I am writing library that is supposed to initialize some data and return void pointer. Pointer is then used in C code. Inside library I want to use C++ class to initialize this data.
void *init()
{
return new MyData();
}
void fini(void *d)
{
MyData *m = reinterpret_cast<MyData *>(d);
delete d;
}
This works while MyData is simple class without virtual methods. But now I want MyData to be an implementation of abstract class.

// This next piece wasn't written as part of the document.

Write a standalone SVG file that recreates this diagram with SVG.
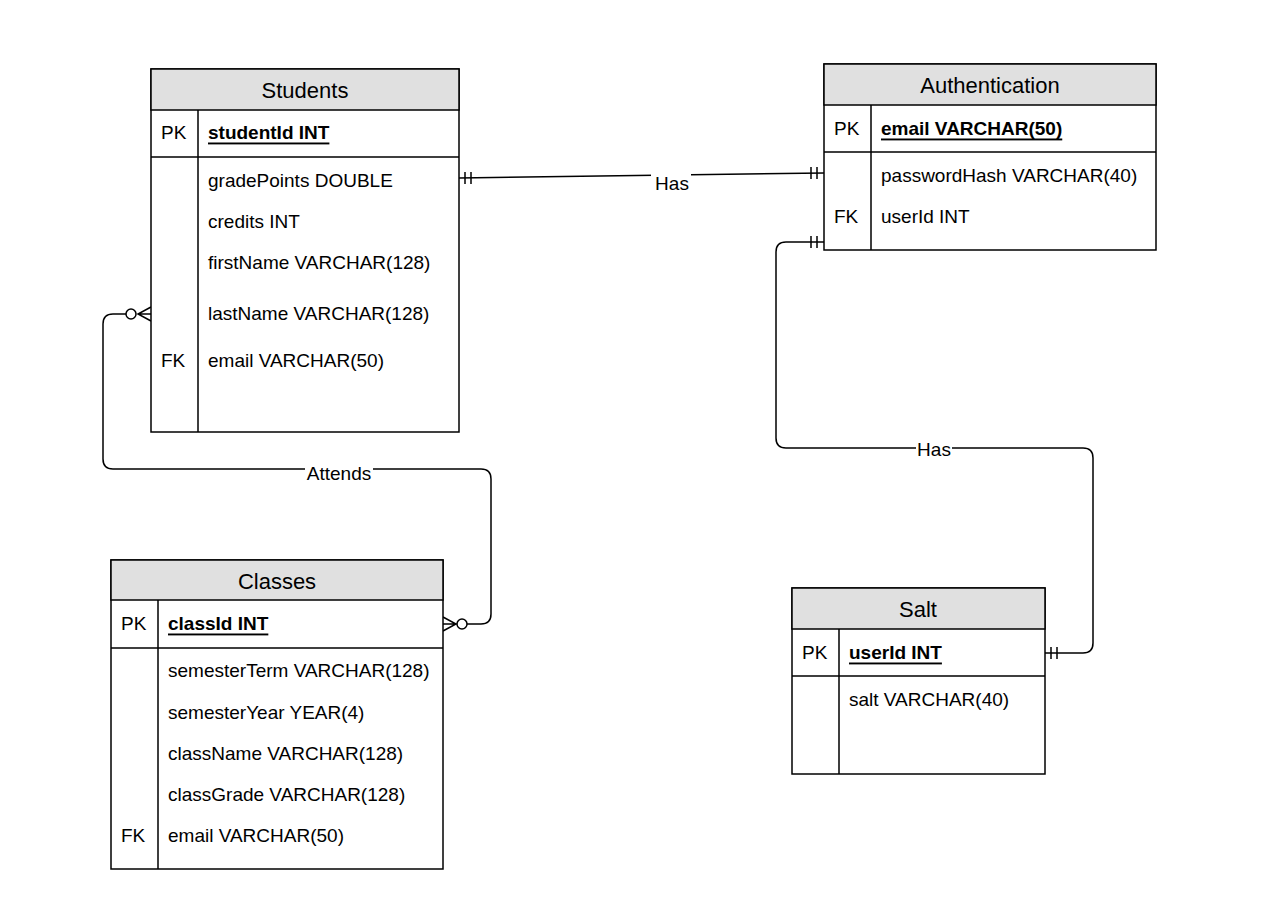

class Base // No virtual things
{
int val;
};
class A : public Base // Abstract class
{
virtual int x() = 0;
};
class B : public A // Implementation
{
int x() {return val;}
};
If I then cast this class to void*, first 4 bytes of data will not reflect "val" variable of base class. Because of vtable maybe? Fine, I understood that this is wrong way to cast. Any suggestions? Something like
return static_cast<Base *>(new MyData);
seems to work but i also need to reconstruct MyData from void * and delete it properly. C program will only use values from Base part of MyData.
Here is alternative
void *init()
{
return new MyData();
}
void fini(void *d)
{
delete reinterpret_cast<MyData *>(d);
}
void *getbase(void *d)
{
MyData *m = reinterpret_cast<MyData *>(d);
return static_cast<Base *>(m);
}
but i'd like to avoid third function. Thanks and sorry for my english.